In short, we feel that while courts are free to take a liberal view of matrimonial cases, the courts have a moral responsibility to PUNISH FALSE 498A complainants. Every 498a case that comes for a quash is to be dealt with firmly, understanding the “REAL motive” behind the case, checking the facts of the case, checking IF it a patently false case to make money and harass innocent Indian citizens. Unless the courts do this, there would be NO reprive for innocents.

The very fabric of marriage is stretched to the extremes by false 498a cases , arrest , humiliation and extortion. IF India has to continue with  some semblance of order in matrimony , courts need to have a STRICTER view on public policy and not take shelter under “”Miya Biiwi Razi he tho Kya KarEga Kaazi !!!”.

 

‘HC not obliged to uphold all dowry charges’

Shibu Thomas, TNN Jan 18, 2012, 02.04AM IST

MUMBAI: Quashing a dowry harassment case when the feuding couple has reached an out-of-court settlement does not impact public policy, the Bombay high court has ruled. A division bench of Justice A M Khanwilkar said police officers investigating such cases should take the initiative to reconcile the couple or help them reach a compromise.

The ruling assumes significance in view of the growing protests from men’s groups that section 498A is open to abuse.
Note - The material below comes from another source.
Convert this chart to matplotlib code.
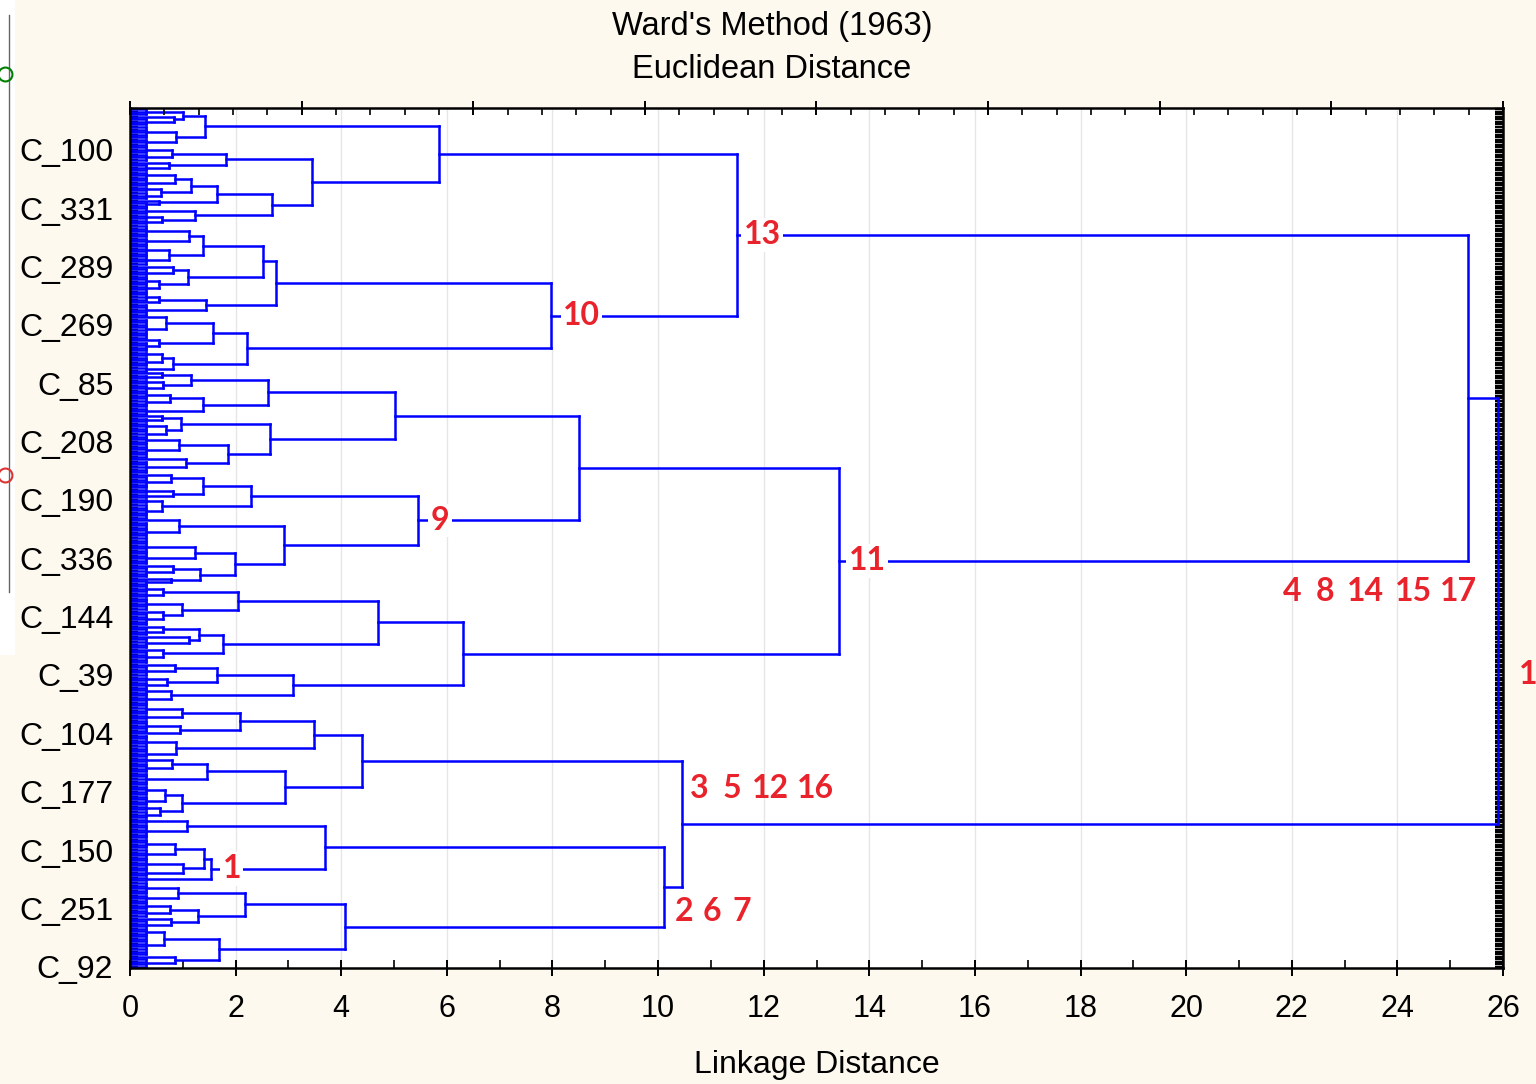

The court was hearing a petition filed by city resident Nitin Sahani urging the court to put an end to the criminal case lodged against him by his estranged wife Sheetal. She had lodged a case under section 498A of the IPC, which deals with a woman being subjected to cruelty by her husband and his relatives.

“Considering the nature of controversy which now stands completely resolved, if the request for quashing of FIR is to be acceded to on account of the said arrangement , that by no stretch of imagination would impact public policy,” the judges said. “The dispute is essentially a private dispute between husband and wife and at best, the family members who have been named as accused in the FIR.” The court set aside the FIR filed by Sheetal.

The court said it was the duty of the police to treat matrimonial cases with sensitivity. “It is well established that the court should also take the initiative in settling matrimonial disputes and not treat the criminal complaints as any other regular criminal case,” the judges said, adding, “that obligation is also on the police officials investigating such matters.”

Sheetal and Nitin had reached an out-of-court settlement in their case. As per the agreement Nitin would pay her Rs 5 lakh at the time of the HC order and another Rs 5 lakh when the divorce comes through.

Nitin complained that though the couple had informed the police that they were settling the dispute, the investigation officer in the case went ahead and filed a chargesheet before the trial court.

“The reason why the investigating officer rushed through the process of filing of the chargesheet despite being informed that the parties have amicably settled all their disputes is not forthcoming,” said the court. The judges have sought departmental action against the officer and have directed that a copy of its order be sent to the secretary, state home department.